# Data section:
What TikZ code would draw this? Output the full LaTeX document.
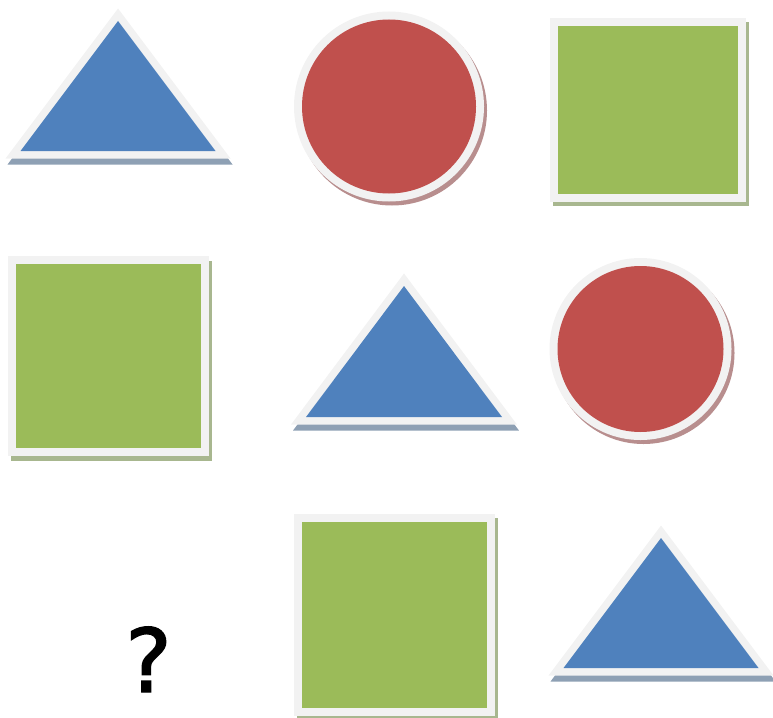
\documentclass[tikz,border=0pt]{standalone}
\usepackage{fontspec}
\newfontfamily\qfont[FakeBold=1.6]{DejaVu Sans}
\usepackage{tikz}
\usetikzlibrary{calc}

\definecolor{framegrey}{HTML}{F2F2F2}
\definecolor{triblue}{HTML}{4F81BD}
\definecolor{circred}{HTML}{C0504D}
\definecolor{sqgreen}{HTML}{9BBB59}
\definecolor{trishadow}{HTML}{8EA0B4}
\definecolor{circshadow}{HTML}{B88E8E}
\definecolor{sqshadow}{HTML}{A8B78F}

\tikzset{
  frame/.style={draw=framegrey, line join=miter, miter limit=10},
  triframe/.style={frame, line width=15},
  tripiece/.style={fill=triblue},
  trishade/.style={draw=trishadow, fill=trishadow, line width=15, line join=miter, miter limit=10},
  circframe/.style={frame, line width=16},
  circpiece/.style={fill=circred},
  circshade/.style={draw=circshadow, fill=circshadow, line width=16},
  sqframe/.style={frame, line width=16},
  sqpiece/.style={fill=sqgreen},
  sqshade/.style={draw=sqshadow, fill=sqshadow, line width=16, line join=miter},
}

\begin{document}
\begin{tikzpicture}[x=1pt,y=-1pt]
\useasboundingbox (0,0) rectangle (773,717);

% row 1
\coordinate (triA) at (118,21);
\coordinate (circA) at (389,106.5);
\coordinate (sqA1) at (558,26);
\coordinate (sqA2) at (738,194);

\draw[trishade] ($(triA)+(2,6)$) -- ++(97.5,130) -- ++(-195,0) -- cycle;
\draw[triframe] (triA) -- ++(97.5,130) -- ++(-195,0) -- cycle;
\fill[tripiece] (triA) -- ++(97.5,130) -- ++(-195,0) -- cycle;

\draw[circshade] ($(circA)+(3,4)$) circle (87);
\draw[circframe] (circA) circle (87);
\fill[circpiece] (circA) circle (87);

\draw[sqshade] ($(sqA1)+(3,4)$) rectangle ($(sqA2)+(3,4)$);
\draw[sqframe] (sqA1) rectangle (sqA2);
\fill[sqpiece] (sqA1) rectangle (sqA2);

% row 2
\coordinate (sqB1) at (16,264);
\coordinate (sqB2) at (201,448);
\coordinate (triB) at (404,286);
\coordinate (circB) at (640.5,349);

\draw[sqshade] ($(sqB1)+(3,5)$) rectangle ($(sqB2)+(3,5)$);
\draw[sqframe] (sqB1) rectangle (sqB2);
\fill[sqpiece] (sqB1) rectangle (sqB2);

\draw[trishade] ($(triB)+(2,6)$) -- ++(98,131) -- ++(-196,0) -- cycle;
\draw[triframe] (triB) -- ++(98,131) -- ++(-196,0) -- cycle;
\fill[tripiece] (triB) -- ++(98,131) -- ++(-196,0) -- cycle;

\draw[circshade] ($(circB)+(3,4)$) circle (83);
\draw[circframe] (circB) circle (83);
\fill[circpiece] (circB) circle (83);

% row 3
\coordinate (sqC1) at (302,522);
\coordinate (sqC2) at (487,708);
\coordinate (triC) at (661,538);

\node[font=\qfont\fontsize{88}{88}\selectfont, anchor=base, inner sep=0pt] (qmark) at (148.5,692) {?};

\draw[sqshade] ($(sqC1)+(3,4)$) rectangle ($(sqC2)+(3,4)$);
\draw[sqframe] (sqC1) rectangle (sqC2);
\fill[sqpiece] (sqC1) rectangle (sqC2);

\draw[trishade] ($(triC)+(2,6)$) -- ++(97.5,130) -- ++(-195,0) -- cycle;
\draw[triframe] (triC) -- ++(97.5,130) -- ++(-195,0) -- cycle;
\fill[tripiece] (triC) -- ++(97.5,130) -- ++(-195,0) -- cycle;

\end{tikzpicture}
\end{document}
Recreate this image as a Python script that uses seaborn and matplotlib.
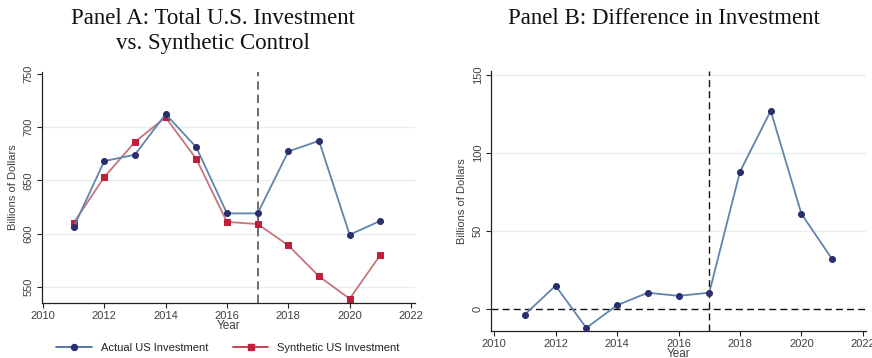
import matplotlib
matplotlib.use("Agg")
import matplotlib.pyplot as plt
from matplotlib.lines import Line2D
import numpy as np
import pandas as pd
import seaborn as sns

sns.set_theme(style="white")
plt.rcParams["font.family"] = ["Liberation Sans", "DejaVu Sans"]

years = [2011, 2012, 2013, 2014, 2015, 2016, 2017, 2018, 2019, 2020, 2021]
actual = [606, 668, 674, 712, 681, 619, 619, 677, 687, 599, 612]
synthetic = [610, 653, 686, 709, 670, 611, 609, 589, 560, 539, 580]
difference = [-3.5, 15, -12, 2.5, 10.5, 8.5, 10.5, 88, 127, 61, 32]

treat_year = 2017
x_ticks = [2010, 2012, 2014, 2016, 2018, 2020, 2022]
a_ticks = [550, 600, 650, 700, 750]
b_ticks = [0, 50, 100, 150]

navy = "#2c2f6e"
blue_line = "#5f84ad"
crimson = "#c01f3c"
red_line = "#c9747d"
grid_c = "#e6f0f2"
tick_c = "#404040"

df_a = pd.DataFrame({"Year": years * 2,
                     "Value": actual + synthetic,
                     "Series": ["Actual US Investment"] * len(years)
                     + ["Synthetic US Investment"] * len(years)})
df_b = pd.DataFrame({"Year": years, "Value": difference})

fig = plt.figure(figsize=(8.72, 3.58), dpi=100)
W, H = 872, 358


def add_axes(left, top, right, bottom):
    return fig.add_axes([left / W, 1 - bottom / H, (right - left) / W, (bottom - top) / H])


ax_a = add_axes(42, 72, 415, 303)
ax_b = add_axes(491, 71, 866, 331)


def style(ax, yticks):
    for s in ["top", "right"]:
        ax.spines[s].set_visible(False)
    for s in ["left", "bottom"]:
        ax.spines[s].set_color("#222222")
        ax.spines[s].set_linewidth(0.9)
    ax.set_xticks(x_ticks)
    ax.set_yticks(yticks)
    ax.tick_params(axis="both", direction="out", length=3.5, width=0.8,
                   color="#222222", labelsize=8, labelcolor=tick_c, pad=2.5,
                   left=True, bottom=True)
    for lab in ax.get_yticklabels():
        lab.set_rotation(90)
        lab.set_va("center")
    ax.set_xlabel("Year", fontsize=8.5, color=tick_c, labelpad=-1)
    ax.set_ylabel("Billions of Dollars", fontsize=8, color=tick_c, labelpad=4)
    ax.set_axisbelow(True)


# Panel A: actual vs synthetic
for ys in [550, 600, 650, 700]:
    ax_a.axhline(ys, color=grid_c, lw=1.0, zorder=0)
sns.lineplot(data=df_a[df_a.Series == "Actual US Investment"], x="Year", y="Value",
             ax=ax_a, color=blue_line, lw=1.3, marker="o", markersize=4.3,
             markerfacecolor=navy, markeredgecolor=navy, zorder=3, legend=False)
sns.lineplot(data=df_a[df_a.Series == "Synthetic US Investment"], x="Year", y="Value",
             ax=ax_a, color=red_line, lw=1.3, marker="s", markersize=4.3,
             markerfacecolor=crimson, markeredgecolor=crimson, zorder=2, legend=False)
ax_a.axvline(treat_year, color="#555555", lw=1.2, ls=(0, (5, 3)), zorder=1)
ax_a.set_xlim(2009.97, 2022.13)
ax_a.set_ylim(535, 751.5)
style(ax_a, a_ticks)

# Panel B: difference
for ys in [50, 100, 150]:
    ax_b.axhline(ys, color=grid_c, lw=1.0, zorder=0)
ax_b.axhline(0, color="#111111", lw=1.0, ls=(0, (5, 3)), zorder=1)
ax_b.axvline(treat_year, color="#111111", lw=1.0, ls=(0, (5, 3)), zorder=1)
sns.lineplot(data=df_b, x="Year", y="Value", ax=ax_b, color=blue_line, lw=1.3,
             marker="o", markersize=4.3, markerfacecolor=navy, markeredgecolor=navy,
             zorder=3, legend=False)
ax_b.set_xlim(2009.9, 2022.1)
ax_b.set_ylim(-14, 152.5)
style(ax_b, b_ticks)

# Legend under panel A
handles = [
    Line2D([0], [0], color="#4a6d9c", lw=1.3, marker="o", markersize=4.3,
           markerfacecolor=navy, markeredgecolor=navy),
    Line2D([0], [0], color="#c53446", lw=1.3, marker="s", markersize=4.3,
           markerfacecolor=crimson, markeredgecolor=crimson),
]
fig.legend(handles, ["Actual US Investment", "Synthetic US Investment"],
           loc="center", bbox_to_anchor=(228 / W, 1 - 348 / H), ncol=2,
           frameon=False, fontsize=8, handlelength=3.2, columnspacing=2.2,
           handletextpad=0.8, labelcolor="#222222")

# Panel titles
title_font = dict(family=["Liberation Serif", "DejaVu Serif"], fontsize=16.5,
                  color="#111111", ha="center", va="center")
fig.text(213 / W, 1 - 18 / H, "Panel A: Total U.S. Investment", **title_font)
fig.text(213 / W, 1 - 44 / H, "vs. Synthetic Control", **title_font)
fig.text(664 / W, 1 - 18 / H, "Panel B: Difference in Investment", **title_font)

fig.savefig("out.png", dpi=100)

# Brief:
Look above and copy only the lines from the one holding "Recreate this image" to the one holding "ax_b = add_axes(491, 71, 866, 331)", both included, exactly, minus the pictures.

# The answer:
Recreate this image as a Python script that uses seaborn and matplotlib.
import matplotlib
matplotlib.use("Agg")
import matplotlib.pyplot as plt
from matplotlib.lines import Line2D
import numpy as np
import pandas as pd
import seaborn as sns

sns.set_theme(style="white")
plt.rcParams["font.family"] = ["Liberation Sans", "DejaVu Sans"]

years = [2011, 2012, 2013, 2014, 2015, 2016, 2017, 2018, 2019, 2020, 2021]
actual = [606, 668, 674, 712, 681, 619, 619, 677, 687, 599, 612]
synthetic = [610, 653, 686, 709, 670, 611, 609, 589, 560, 539, 580]
difference = [-3.5, 15, -12, 2.5, 10.5, 8.5, 10.5, 88, 127, 61, 32]

treat_year = 2017
x_ticks = [2010, 2012, 2014, 2016, 2018, 2020, 2022]
a_ticks = [550, 600, 650, 700, 750]
b_ticks = [0, 50, 100, 150]

navy = "#2c2f6e"
blue_line = "#5f84ad"
crimson = "#c01f3c"
red_line = "#c9747d"
grid_c = "#e6f0f2"
tick_c = "#404040"

df_a = pd.DataFrame({"Year": years * 2,
                     "Value": actual + synthetic,
                     "Series": ["Actual US Investment"] * len(years)
                     + ["Synthetic US Investment"] * len(years)})
df_b = pd.DataFrame({"Year": years, "Value": difference})

fig = plt.figure(figsize=(8.72, 3.58), dpi=100)
W, H = 872, 358


def add_axes(left, top, right, bottom):
    return fig.add_axes([left / W, 1 - bottom / H, (right - left) / W, (bottom - top) / H])


ax_a = add_axes(42, 72, 415, 303)
ax_b = add_axes(491, 71, 866, 331)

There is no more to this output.